Hi all! Registered about 5 years ago and haven’t been back in since. 
Married 25 years, 2 grown children and going through the long overdo divorce process. Ready to start over. Well, not really. Scared to death, sad.. there’s a gamut of emotion. Hoping to gain a little knowledge and support.


----------



## RebuildingMe (Aug 18, 2019)

Glad you found us again. I’m going through divorce #2 and it’s been rough. So what do you need help with? Divorce do’s and don’ts? Dating again? What broke your marriage apart?


----------



## SunnyinSavannah (May 17, 2016)

RebuildingMe said:


> Glad you found us again. I’m going through divorce #2 and it’s been rough. So what do you need help with? Divorce do’s and don’ts? Dating again? What broke your marriage apart?


We’ve been coasting the last 6 years being complacent with knowing we were over.
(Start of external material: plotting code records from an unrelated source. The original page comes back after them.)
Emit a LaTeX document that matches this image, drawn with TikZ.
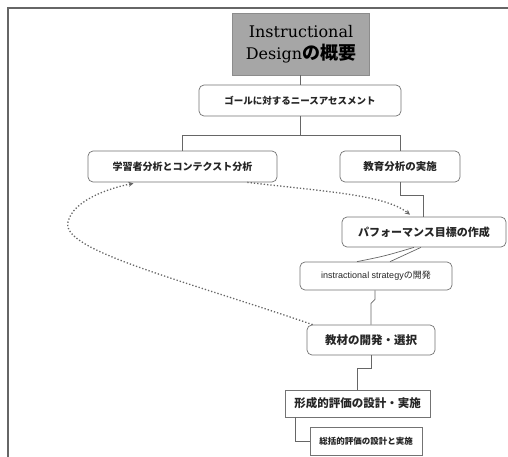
\documentclass[tikz,border=0pt]{standalone}
\usepackage{fontspec}
\setmainfont{Liberation Sans}
\newfontfamily\jp{Noto Sans CJK JP}
\newfontfamily\ttlfont{DejaVu Serif}
\usetikzlibrary{arrows.meta}
\begin{document}
\begin{tikzpicture}[x=1pt,y=-1pt,
  box/.style={draw=black!55, line width=0.7pt, rounded corners=5pt, fill=white, inner sep=0pt,
    font=\jp\bfseries\fontsize{10.5}{13}\selectfont, text=black!85},
  sqbox/.style={box, rounded corners=0pt},
  conn/.style={draw=black!60, line width=0.7pt},
  dots/.style={draw=black!60, line width=1.3pt, dotted, -{Stealth[length=5pt,width=5pt]}},
  frame/.style={draw=black!60, line width=2pt}
]
\useasboundingbox (0,0) rectangle (508,457);
\draw[frame] (8,457) -- (8,8) -- (508,8);

\node[draw=black!45, fill=black!35, minimum width=137, minimum height=62, inner sep=0pt,
      align=center, text=black, font=\ttlfont\fontsize{16}{22}\selectfont] (title) at (301,44)
  {Instructional\\Design{\jp\bfseries\fontsize{18}{22}\selectfont の概要}};

\node[box, minimum width=202, minimum height=31, font=\jp\bfseries\fontsize{9.5}{13}\selectfont] (goal) at (300,100.5) {ゴールに対するニースアセスメント};
\node[box, minimum width=189, minimum height=31, font=\jp\bfseries\fontsize{10}{13}\selectfont] (learner) at (182.5,166.5) {学習者分析とコンテクスト分析};
\node[box, minimum width=120, minimum height=31] (edu) at (400,166.5) {教育分析の実施};
\node[box, minimum width=164, minimum height=30, font=\jp\bfseries\fontsize{11}{13}\selectfont] (perf) at (424,232) {パフォーマンス目標の作成};
\node[box, minimum width=152, minimum height=28, font=\fontsize{9}{11}\selectfont] (strat) at (376,276) {instractional strategy{\jp の開発}};
\node[box, minimum width=128, minimum height=30, font=\jp\bfseries\fontsize{11.5}{13}\selectfont] (mat) at (371,340) {教材の開発・選択};
\node[sqbox, minimum width=145, minimum height=27, font=\jp\bfseries\fontsize{11.5}{13}\selectfont] (form) at (357.5,403.5) {形成的評価の設計・実施};
\node[sqbox, minimum width=112, minimum height=28, font=\jp\bfseries\fontsize{8.5}{11}\selectfont] (summ) at (366,441) {総括的評価の設計と実施};

% connectors
\draw[conn] (title.south -| goal.north) -- (goal.north);
\draw[conn] (goal.south) -- ++(0,19) coordinate (br);
\draw[conn] (learner.north) |- (br) -| (edu.north);
\draw[conn] (edu.south) -- ++(0,13) -| ([xshift=-1pt]perf.north);
\draw[conn] ([xshift=-3pt]perf.south) -- ([xshift=14pt]strat.north);
\draw[conn] ([xshift=-10pt]perf.south) .. controls (385,256) .. ([xshift=-19pt]strat.north);
\draw[conn] ([xshift=-1pt]strat.south) -- ++(0,9) -- ++(-4,4) -- (mat.north);
\draw[conn] (mat.south) -- ++(0,13) -| (form.north);
\draw[conn] ([xshift=11pt]form.south west) |- (summ.west);

% dotted feedback arrows
\draw[dots] ([xshift=-30pt]learner.south east) .. controls (330,192) and (385,195) .. ([xshift=-14pt,yshift=2pt]perf.north);
\draw[dots] ([xshift=6pt]mat.north west) .. controls (180,279) and (60,250) .. (68,222)
  .. controls (73,200) and (110,188) .. ([xshift=-49pt,yshift=-1pt]learner.south);
\end{tikzpicture}
\end{document}
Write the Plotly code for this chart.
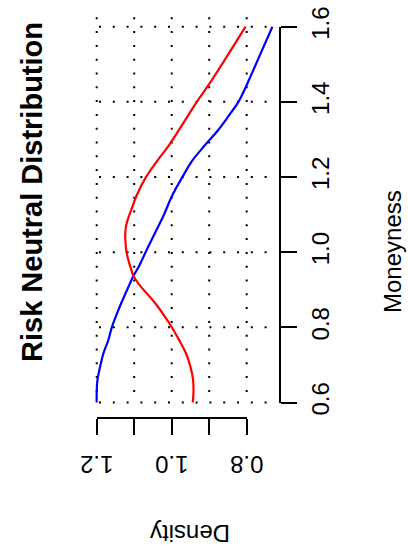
import plotly.graph_objects as go

# ---- data -------------------------------------------------------------
moneyness_blue = [0.600, 0.625, 0.660, 0.695, 0.731, 0.766, 0.799, 0.824, 0.868,
                  0.913, 0.937, 0.961, 0.997, 1.024, 1.068, 1.099, 1.152, 1.199,
                  1.241, 1.285, 1.325, 1.370, 1.400, 1.445, 1.525, 1.600]
density_blue = [1.200, 1.200, 1.198, 1.191, 1.182, 1.169, 1.160, 1.151, 1.133,
                1.113, 1.102, 1.088, 1.071, 1.058, 1.036, 1.021, 0.998, 0.972,
                0.947, 0.911, 0.876, 0.843, 0.822, 0.800, 0.7645, 0.7315]

moneyness_red = [0.600, 0.625, 0.660, 0.695, 0.731, 0.766, 0.799, 0.824, 0.868,
                 0.913, 0.937, 0.961, 0.997, 1.024, 1.045, 1.068, 1.099, 1.112,
                 1.152, 1.199, 1.241, 1.285, 1.400, 1.458, 1.525, 1.600]
density_red = [0.944, 0.942, 0.943, 0.950, 0.962, 0.980, 0.999, 1.015, 1.047,
               1.086, 1.102, 1.110, 1.120, 1.123, 1.124, 1.122, 1.113, 1.108,
               1.093, 1.069, 1.040, 1.007, 0.933, 0.893, 0.850, 0.803]

moneyness_ticks = [0.6, 0.8, 1.0, 1.2, 1.4, 1.6]
moneyness_labels = ["0.6", "0.8", "1.0", "1.2", "1.4", "1.6"]
density_ticks = [0.8, 0.9, 1.0, 1.1, 1.2]
density_label_vals = [0.8, 1.0, 1.2]
density_labels = ["0.8", "1.0", "1.2"]

grid_density = [1.2, 1.1, 1.0, 0.9, 0.8]
grid_moneyness = [0.6, 0.8, 1.0, 1.2, 1.4, 1.6]

# ---- geometry (page is drawn turned a quarter turn) -------------------
W, H = 408, 555
PX_D = 375.0          # pixels per unit of density (horizontal, reversed)
PX_M = 375.8          # pixels per unit of moneyness (vertical)
X_D12 = 96.7          # pixel column of density 1.2
Y_M06 = 402.5         # pixel row of moneyness 0.6


def d_at(px):
    return 1.2 - (px - X_D12) / PX_D


def m_at(py):
    return 0.6 + (Y_M06 - py) / PX_M


x_range = [d_at(0), d_at(W)]
y_range = [m_at(H), m_at(0)]

FONT = "Liberation Sans, Arial, Helvetica, sans-serif"
DOTS = "2px,11.8px"

fig = go.Figure()

# dotted grid
grid_top = m_at(17.3)
grid_left = d_at(99)
grid_right = d_at(267)
for d in grid_density:
    fig.add_trace(go.Scatter(x=[d, d], y=[grid_top, 0.6], mode="lines",
                             line=dict(color="black", width=2, dash=DOTS),
                             hoverinfo="skip", showlegend=False))
for m in grid_moneyness:
    fig.add_trace(go.Scatter(x=[grid_left, grid_right], y=[m, m], mode="lines",
                             line=dict(color="black", width=2, dash=DOTS),
                             hoverinfo="skip", showlegend=False))

# curves
fig.add_trace(go.Scatter(x=density_blue, y=moneyness_blue, mode="lines",
                         line=dict(color="#0000FF", width=2.2, shape="spline", smoothing=1.1),
                         showlegend=False))
fig.add_trace(go.Scatter(x=density_red, y=moneyness_red, mode="lines",
                         line=dict(color="#FF0000", width=2.2, shape="spline", smoothing=1.1),
                         showlegend=False))

# carrier trace for the axis-only subplot
fig.add_trace(go.Scatter(x=[1.0], y=[1.0], xaxis="x2", yaxis="y2", mode="markers",
                         marker=dict(opacity=0), hoverinfo="skip", showlegend=False))

annotations = [
    dict(text="<b>Risk Neutral Distribution</b>", textangle=-90,
         x=32 / W, y=1 - 192 / H, xref="paper", yref="paper",
         xanchor="center", yanchor="middle", showarrow=False,
         font=dict(size=29, family=FONT)),
    dict(text="Moneyness", textangle=-90,
         x=392 / W, y=1 - 252 / H, xref="paper", yref="paper",
         xanchor="center", yanchor="middle", showarrow=False,
         font=dict(size=24, family=FONT)),
    dict(text="Density", textangle=180,
         x=190.5 / W, y=1 - 534 / H, xref="paper", yref="paper",
         xanchor="center", yanchor="middle", showarrow=False,
         font=dict(size=24, family=FONT)),
]
# upside-down density tick labels, placed on the density axis scale
for v, t in zip(density_label_vals, density_labels):
    annotations.append(dict(text=t, textangle=180, x=v, xref="x2",
                            y=1 - 465 / H, yref="paper",
                            xanchor="center", yanchor="middle", showarrow=False,
                            font=dict(size=24, family=FONT)))

fig.update_layout(
    width=W, height=H,
    margin=dict(l=0, r=0, t=0, b=0, pad=0, autoexpand=False),
    paper_bgcolor="white", plot_bgcolor="rgba(0,0,0,0)",
    font=dict(family=FONT, color="black"),
    xaxis=dict(domain=[0, 1], range=x_range, visible=False, fixedrange=True,
               automargin=False),
    yaxis=dict(domain=[0, 1], range=y_range, visible=False, fixedrange=True,
               automargin=False),
    xaxis2=dict(domain=[X_D12 / W, (X_D12 + 0.4 * PX_D) / W], range=[1.2, 0.8],
                anchor="free", position=(H - 418) / H, side="bottom",
                showline=True, linewidth=2, linecolor="black",
                ticks="outside", ticklen=16, tickwidth=2, tickcolor="black",
                tickvals=density_ticks, showticklabels=False,
                showgrid=False, zeroline=False, fixedrange=True, automargin=False),
    yaxis2=dict(domain=[(H - Y_M06) / H, (H - Y_M06 + 1.0 * PX_M) / H], range=[0.6, 1.6],
                anchor="free", position=280 / W, side="right",
                showline=True, linewidth=2, linecolor="black",
                ticks="outside", ticklen=16, tickwidth=2, tickcolor="black",
                tickvals=moneyness_ticks, ticktext=moneyness_labels,
                tickangle=-90, tickfont=dict(size=24, family=FONT),
                ticklabelstandoff=3,
                showgrid=False, zeroline=False, fixedrange=True, automargin=False),
    annotations=annotations,
)

fig.write_html("out.html")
Made the step to separate a little over a year ago. Met, worked for and lived with another man that went incredibly sour. Now, I’m 45, jobless, I’d be homeless if my soon to be ex didn’t let me stay I the house. I have no idea what to do, where to go and I’m tired.


----------



## RebuildingMe (Aug 18, 2019)

I’d say moving in with a dude before you’re even divorced was a no no. Don’t put all your eggs in any one basket (lover, employer and landlord). You are lucky your ex is giving you shelter after shaking up with another man. I honestly couldn’t do the same. Use this time to find work immediately, even if it’s anything. Be nice to your ex and thank him for letting you stay there. Whatever you do, don’t trade sex for housing. Keep the garbage (your marriage) in the street where it belongs. You are in a very tough spot. It will take a lot of determination and drive to overcome this, but I think you can do it.


----------



## SunnyinSavannah (May 17, 2016)

RebuildingMe said:


> I’d say moving in with a dude before you’re even divorced was a no no. Don’t put all your eggs in any one basket (lover, employer and landlord). You are lucky your ex is giving you shelter after shaking up with another man. I honestly couldn’t do the same. Use this time to find work immediately, even if it’s anything. Be nice to your ex and thank him for letting you stay there. Whatever you do, don’t trade sex for housing. Keep the garbage (your marriage) in the street where it belongs. You are in a very tough spot. It will take a lot of determination and drive to overcome this, but I think you can do it.


Ex couldn’t care less about me living with someone else. Our divorce is uncontested as well. He and I haven’t slept together in a few years. There is 0 chance of “trading sex” for anything. I learned a valuable lesson by putting all my eggs in one basket.


----------



## Deejo (May 20, 2008)

Sounds like a personal plan or way forward for yourself is far more important than getting the divorce out of the way. I'm presuming you have an amicable relationship with your spouse? My recommendation would be to see if the two of you can work out terms that you both can live with and avoid lawyers and additional costs altogether.

Sounds like you have been drifting through limbo for some time. It isn't comfortable enough that you want to stay there. It isn't painful enough that moves you to make the scary, hard decisions.

You need income. You need a place to live. Seriously, I'd have a conversation with your at-some-point-to-be-ex-husband about you finding your footing, so that you can be responsible for yourself; which ... if and when you divorce, is exactly what you will be. That requires some hard analysis and decision making. Are your adult children in the loop on all of this? Are they in a position to assist you if necessary?


----------



## sokillme (Jun 10, 2016)

> We’ve been coasting the last 6 years being complacent with knowing we were over. Made the step to separate a little over a year ago. Met, worked for and lived with another man that went incredibly sour.


Did all this happen in that order, meaning you both knew it was over, you separated and then you met this guy?

I ask because if any of what I wrote is not true then you could be headed for more trouble.


----------



## SunnyinSavannah (May 17, 2016)

sokillme said:


> Did all this happen in that order, meaning you both knew it was over, you separated and then you met this guy?
> 
> I ask because if any of what I wrote is not true then you could be headed for more trouble.


Yes, it happened as I wrote it. Literally, any day now our agreement will be done and signed so that I can get my settlement.


----------